> _Problem to work on_
Extract the lines of the material below, beginning with the first and ending with the line that holds "0.05, 0.02, 0]". Skip every picture.

> _Given information_
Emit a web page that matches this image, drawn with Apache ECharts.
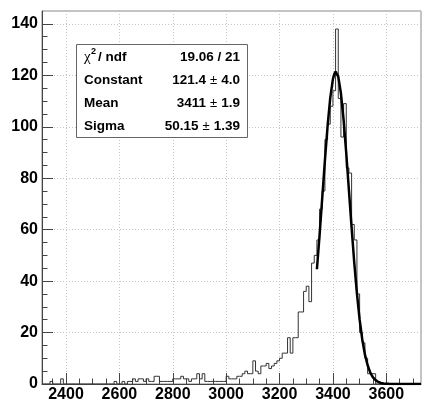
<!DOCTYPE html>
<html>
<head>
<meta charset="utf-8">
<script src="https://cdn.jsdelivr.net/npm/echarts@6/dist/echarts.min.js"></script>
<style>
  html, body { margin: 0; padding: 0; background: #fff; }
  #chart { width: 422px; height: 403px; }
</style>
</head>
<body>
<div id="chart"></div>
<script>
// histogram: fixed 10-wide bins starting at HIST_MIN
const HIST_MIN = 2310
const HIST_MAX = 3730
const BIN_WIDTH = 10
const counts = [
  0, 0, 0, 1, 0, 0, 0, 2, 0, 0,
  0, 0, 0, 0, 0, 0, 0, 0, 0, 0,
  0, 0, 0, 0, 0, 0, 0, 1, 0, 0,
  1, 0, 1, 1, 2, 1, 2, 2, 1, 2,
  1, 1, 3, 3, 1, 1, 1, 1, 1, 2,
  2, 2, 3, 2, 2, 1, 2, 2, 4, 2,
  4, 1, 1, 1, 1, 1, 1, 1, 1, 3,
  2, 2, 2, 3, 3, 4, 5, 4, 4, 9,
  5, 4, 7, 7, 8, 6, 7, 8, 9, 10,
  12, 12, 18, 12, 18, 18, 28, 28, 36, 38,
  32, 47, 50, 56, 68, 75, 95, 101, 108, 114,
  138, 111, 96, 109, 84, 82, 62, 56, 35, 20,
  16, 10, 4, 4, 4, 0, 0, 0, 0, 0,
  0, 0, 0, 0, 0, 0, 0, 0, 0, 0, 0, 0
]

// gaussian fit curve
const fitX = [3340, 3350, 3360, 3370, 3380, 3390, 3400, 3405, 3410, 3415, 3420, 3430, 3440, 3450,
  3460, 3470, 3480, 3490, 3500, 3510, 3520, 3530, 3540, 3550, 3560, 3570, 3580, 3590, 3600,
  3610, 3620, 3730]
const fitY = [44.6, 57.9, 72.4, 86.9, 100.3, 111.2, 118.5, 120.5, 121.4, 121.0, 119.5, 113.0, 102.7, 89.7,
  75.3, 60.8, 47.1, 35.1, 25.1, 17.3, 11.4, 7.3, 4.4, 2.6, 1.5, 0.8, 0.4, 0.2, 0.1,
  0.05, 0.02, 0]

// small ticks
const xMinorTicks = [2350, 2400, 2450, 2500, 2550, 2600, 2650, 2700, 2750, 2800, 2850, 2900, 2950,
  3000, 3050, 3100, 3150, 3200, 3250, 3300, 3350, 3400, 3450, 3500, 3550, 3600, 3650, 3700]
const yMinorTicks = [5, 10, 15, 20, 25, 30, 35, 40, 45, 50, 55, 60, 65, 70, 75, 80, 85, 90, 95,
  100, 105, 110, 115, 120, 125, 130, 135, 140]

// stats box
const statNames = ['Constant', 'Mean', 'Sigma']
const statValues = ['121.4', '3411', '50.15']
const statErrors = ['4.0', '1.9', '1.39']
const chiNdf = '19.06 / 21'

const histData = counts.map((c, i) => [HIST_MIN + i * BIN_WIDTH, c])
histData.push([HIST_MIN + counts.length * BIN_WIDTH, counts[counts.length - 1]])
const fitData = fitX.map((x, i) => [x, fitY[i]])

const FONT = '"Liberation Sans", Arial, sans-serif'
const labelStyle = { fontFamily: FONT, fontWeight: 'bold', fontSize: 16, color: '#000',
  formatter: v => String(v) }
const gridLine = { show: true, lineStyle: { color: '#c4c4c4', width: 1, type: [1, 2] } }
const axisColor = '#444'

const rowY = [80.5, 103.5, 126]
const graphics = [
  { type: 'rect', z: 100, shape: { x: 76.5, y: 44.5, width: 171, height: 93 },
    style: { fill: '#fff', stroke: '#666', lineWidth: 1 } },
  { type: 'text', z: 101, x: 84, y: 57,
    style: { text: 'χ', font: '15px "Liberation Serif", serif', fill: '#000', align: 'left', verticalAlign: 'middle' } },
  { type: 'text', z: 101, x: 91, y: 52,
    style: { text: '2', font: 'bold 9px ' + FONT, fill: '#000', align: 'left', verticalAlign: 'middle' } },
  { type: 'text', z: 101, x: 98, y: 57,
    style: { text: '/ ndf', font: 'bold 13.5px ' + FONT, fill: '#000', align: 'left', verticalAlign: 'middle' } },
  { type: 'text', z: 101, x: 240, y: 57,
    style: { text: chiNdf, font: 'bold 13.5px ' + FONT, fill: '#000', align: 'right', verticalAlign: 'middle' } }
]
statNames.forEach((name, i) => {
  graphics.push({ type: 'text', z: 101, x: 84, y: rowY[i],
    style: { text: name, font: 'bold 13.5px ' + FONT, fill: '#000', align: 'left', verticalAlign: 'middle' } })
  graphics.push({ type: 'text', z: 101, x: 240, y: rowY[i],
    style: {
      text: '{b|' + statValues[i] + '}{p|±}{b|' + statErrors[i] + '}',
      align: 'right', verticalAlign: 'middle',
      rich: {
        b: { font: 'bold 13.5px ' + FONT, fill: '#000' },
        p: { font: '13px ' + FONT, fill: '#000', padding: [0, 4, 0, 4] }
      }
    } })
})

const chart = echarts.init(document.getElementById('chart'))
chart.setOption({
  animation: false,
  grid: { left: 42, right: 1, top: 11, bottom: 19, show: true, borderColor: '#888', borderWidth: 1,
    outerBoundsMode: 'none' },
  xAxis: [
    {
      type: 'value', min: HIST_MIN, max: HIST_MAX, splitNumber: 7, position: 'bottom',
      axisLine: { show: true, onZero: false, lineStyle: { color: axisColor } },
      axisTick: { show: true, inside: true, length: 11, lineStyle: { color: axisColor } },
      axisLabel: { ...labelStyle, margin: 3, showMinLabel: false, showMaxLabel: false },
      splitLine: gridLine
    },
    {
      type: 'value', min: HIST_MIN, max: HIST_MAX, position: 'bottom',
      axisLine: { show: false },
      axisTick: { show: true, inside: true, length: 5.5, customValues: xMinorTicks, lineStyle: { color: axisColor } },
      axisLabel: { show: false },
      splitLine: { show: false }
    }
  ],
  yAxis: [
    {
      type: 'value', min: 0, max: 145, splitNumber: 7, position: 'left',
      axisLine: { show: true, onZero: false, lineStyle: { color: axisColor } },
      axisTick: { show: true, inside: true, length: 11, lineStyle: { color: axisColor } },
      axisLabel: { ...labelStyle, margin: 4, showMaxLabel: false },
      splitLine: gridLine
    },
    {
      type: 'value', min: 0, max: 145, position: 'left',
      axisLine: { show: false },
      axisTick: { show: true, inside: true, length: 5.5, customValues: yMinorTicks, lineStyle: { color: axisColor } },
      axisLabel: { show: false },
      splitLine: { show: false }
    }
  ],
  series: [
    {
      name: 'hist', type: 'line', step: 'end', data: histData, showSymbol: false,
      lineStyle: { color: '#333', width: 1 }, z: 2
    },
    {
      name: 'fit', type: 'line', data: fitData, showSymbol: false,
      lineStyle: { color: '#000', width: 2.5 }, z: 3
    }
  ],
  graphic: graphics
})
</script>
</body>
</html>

> _Solution to this exercise_
Emit a web page that matches this image, drawn with Apache ECharts.
<!DOCTYPE html>
<html>
<head>
<meta charset="utf-8">
<script src="https://cdn.jsdelivr.net/npm/echarts@6/dist/echarts.min.js"></script>
<style>
  html, body { margin: 0; padding: 0; background: #fff; }
  #chart { width: 422px; height: 403px; }
</style>
</head>
<body>
<div id="chart"></div>
<script>
// histogram: fixed 10-wide bins starting at HIST_MIN
const HIST_MIN = 2310
const HIST_MAX = 3730
const BIN_WIDTH = 10
const counts = [
  0, 0, 0, 1, 0, 0, 0, 2, 0, 0,
  0, 0, 0, 0, 0, 0, 0, 0, 0, 0,
  0, 0, 0, 0, 0, 0, 0, 1, 0, 0,
  1, 0, 1, 1, 2, 1, 2, 2, 1, 2,
  1, 1, 3, 3, 1, 1, 1, 1, 1, 2,
  2, 2, 3, 2, 2, 1, 2, 2, 4, 2,
  4, 1, 1, 1, 1, 1, 1, 1, 1, 3,
  2, 2, 2, 3, 3, 4, 5, 4, 4, 9,
  5, 4, 7, 7, 8, 6, 7, 8, 9, 10,
  12, 12, 18, 12, 18, 18, 28, 28, 36, 38,
  32, 47, 50, 56, 68, 75, 95, 101, 108, 114,
  138, 111, 96, 109, 84, 82, 62, 56, 35, 20,
  16, 10, 4, 4, 4, 0, 0, 0, 0, 0,
  0, 0, 0, 0, 0, 0, 0, 0, 0, 0, 0, 0
]

// gaussian fit curve
const fitX = [3340, 3350, 3360, 3370, 3380, 3390, 3400, 3405, 3410, 3415, 3420, 3430, 3440, 3450,
  3460, 3470, 3480, 3490, 3500, 3510, 3520, 3530, 3540, 3550, 3560, 3570, 3580, 3590, 3600,
  3610, 3620, 3730]
const fitY = [44.6, 57.9, 72.4, 86.9, 100.3, 111.2, 118.5, 120.5, 121.4, 121.0, 119.5, 113.0, 102.7, 89.7,
  75.3, 60.8, 47.1, 35.1, 25.1, 17.3, 11.4, 7.3, 4.4, 2.6, 1.5, 0.8, 0.4, 0.2, 0.1,
  0.05, 0.02, 0]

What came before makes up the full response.